Sept ans après le mouvement des Gilets Jaunes, le cinéaste Thomas Khruitof parvient à en rendre compte avec justesse et à lui rendre justice, en suivant le parcours d’un couple uni mais différemment investi, incarné par les formidables Virgine Efira et Ariel Worthalter.
Aussi bizarre que cela puisse paraître, le mouvement des Gilets jaunes n’est guère apparu sur grand écran. À l’exception notable du documentaire Un pays qui se tient sage de David Dufresne en 2020 et de la fiction La fracture de Catherine Corsini en 2021. Qu’un fait social aussi majeur, sensible et passionnant ait été ainsi négligé ne laisse pas d’interroger.

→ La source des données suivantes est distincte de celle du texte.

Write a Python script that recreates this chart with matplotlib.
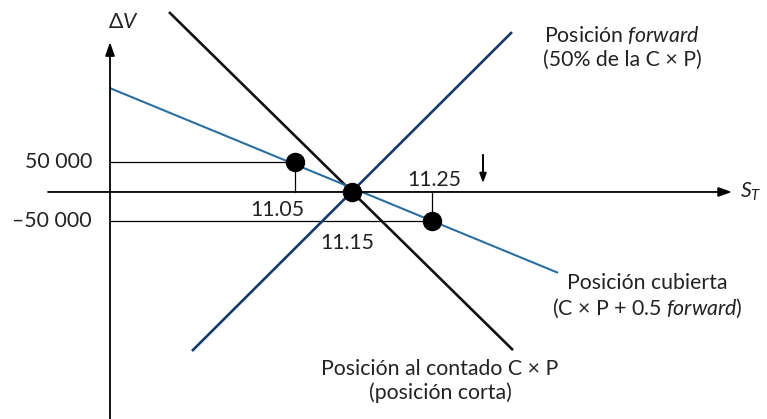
import matplotlib.pyplot as plt

plt.rcParams['font.family'] = ['Lato', 'DejaVu Sans']
plt.rcParams['mathtext.fontset'] = 'custom'
plt.rcParams['mathtext.rm'] = 'Lato'
plt.rcParams['mathtext.it'] = 'Lato:italic'

# schematic diagram: x in drawing units along S_T, y = change in value (thousands)
contado_x = [169, 513]
contado_y = [305, -268]
forward_x = [192, 512]
forward_y = [-269.5, 271]
cubierta_x = [110, 558]
cubierta_y = [176, -137]

# marked points on the covered position
point_x = [295, 352, 432]
point_y = [50, 0, -50]
price_labels = ['11.05', '11.15', '11.25']
ytick_vals = [50, -50]
ytick_labels = ['50 000', '\u201350 000']

fs = 15.3
tc = '#222222'
fig = plt.figure(figsize=(7.67, 4.19), dpi=100)
ax = fig.add_axes([0, 0, 1, 1])
ax.set_xlim(0, 767)
ax.set_ylim(-384.8, 325.4)
ax.axis('off')

# axes with arrows
ax.annotate('', xy=(732, 0), xytext=(48, 0),
            arrowprops=dict(arrowstyle='-|>,head_length=0.8,head_width=0.28',
                            color='black', lw=1.3, shrinkA=0, shrinkB=0))
ax.annotate('', xy=(110, 254), xytext=(110, -390),
            arrowprops=dict(arrowstyle='-|>,head_length=0.8,head_width=0.28',
                            color='black', lw=1.3, shrinkA=0, shrinkB=0))

# guide lines to the points
ax.plot([110, point_x[0]], [ytick_vals[0], ytick_vals[0]], color='black', lw=0.9)
ax.plot([point_x[0], point_x[0]], [point_y[0], 0], color='black', lw=0.9)
ax.plot([110, point_x[2]], [ytick_vals[1], ytick_vals[1]], color='black', lw=0.9)
ax.plot([point_x[2], point_x[2]], [point_y[2], 0], color='black', lw=0.9)

# position lines
ax.plot(contado_x, contado_y, color='#111111', lw=1.9, solid_capstyle='butt')
ax.plot(forward_x, forward_y, color='#17386b', lw=1.9, solid_capstyle='butt')
ax.plot(cubierta_x, cubierta_y, color='#2a6f9f', lw=1.5, solid_capstyle='butt')

ax.plot(point_x, point_y, 'o', color='black', markersize=13, zorder=5)

# axis labels and ticks
ax.text(123, 288, '\u0394$\\mathit{V}$', fontsize=fs, ha='center', va='center', color=tc)
ax.text(740, 0, '$\\mathit{S}_{\\mathit{T}}$', fontsize=fs, ha='left', va='center', color=tc)
for v, lab in zip(ytick_vals, ytick_labels):
    ax.text(92, v, lab, fontsize=fs, ha='right', va='center', color=tc)

ax.text(277, -30.5, price_labels[0], fontsize=fs, ha='center', va='center', color=tc)
ax.text(347, -86, price_labels[1], fontsize=fs, ha='center', va='center', color=tc)
ax.text(434, 20.3, price_labels[2], fontsize=fs, ha='center', va='center', color=tc)

ax.annotate('', xy=(483, 15), xytext=(483, 63),
            arrowprops=dict(arrowstyle='-|>,head_length=0.55,head_width=0.2',
                            color='black', lw=1.4, shrinkA=0, shrinkB=0))

# line labels
ax.text(622, 246, 'Posición $\\mathit{forward}$\n(50% de la C \u00d7 P)',
        fontsize=fs, ha='center', va='center', linespacing=1.2, color=tc)
ax.text(647, -177, 'Posición cubierta\n(C \u00d7 P + 0.5 $\\mathit{forward}$)',
        fontsize=fs, ha='center', va='center', linespacing=1.2, color=tc)
ax.text(440, -320, 'Posición al contado C \u00d7 P\n(posición corta)',
        fontsize=fs, ha='center', va='center', linespacing=1.2, color=tc)

fig.savefig('out.png', dpi=100)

Plutôt que se hasarder à en tirer quelque conclusion, on préfère se réjouir de voir s’y intéresser un cinéaste comme Thomas Kruithof dont le précédent film, Les promesses, en 2021, était marqué par la justesse de son regard sur l’engagement en politique.
Pour évoquer cette fois un engagement citoyen qu’au fur et à mesure des week-ends de 2018/2019, nombre de médias avaient résumé de plus en plus à des statistiques (nombre de manifestants, dégâts, interpellations, blessés…), le réalisateur choisit la seule hauteur décente : la taille humaine.
Les braises brosse ainsi le portrait d’un couple ordinaire, amoureux, deux enfants, aux prises avec le réel français de l’automne 2018 : Karine (Virginie Efira, très sobre), ouvrière dans une usine agroalimentaire, et Jimmy (Arieh Worthalter, intense), patron d’une petite entreprise de transport routier. Elle voit les cadences toujours s’intensifier tandis que lui est à la merci des exigences de ses clients. Elle rejoint vite le mouvement de protestation contre la hausse des carburants quand lui, compréhensif mais plus circonspect, préfère redoubler d’efforts dans son travail.
Un regard plein d’empathie
Thomas Kruithof maintient ainsi un point d’équilibre et de respect entre ces deux réactions différentes mais audibles face aux difficultés du quotidien, de même qu’il ne sépare pas l’intime du collectif, et signifie par là que le politique se joue à tous les endroits. Il montre la solidarité et la chaleur dans le mouvement, la joie d’agir, le plaisir de débattre, la griserie d’exister. Il n’élude pas l’emportement, l’égarement peut-être, ni la fermeté de la réponse, la répression. Il n’oublie pas le contrechamp de la galère, et de la crise qui, indifférente, suit son cours.
Bref, un regard remarquablement nuancé sur les “gilets jaunes” qu’il faut se garder d’estimer neutre : Les braises, qui, en plus de maintenir sa parfaite hauteur de vue, a trouvé la bonne distance, porte un message clair, et éclairé. Jusque dans son titre.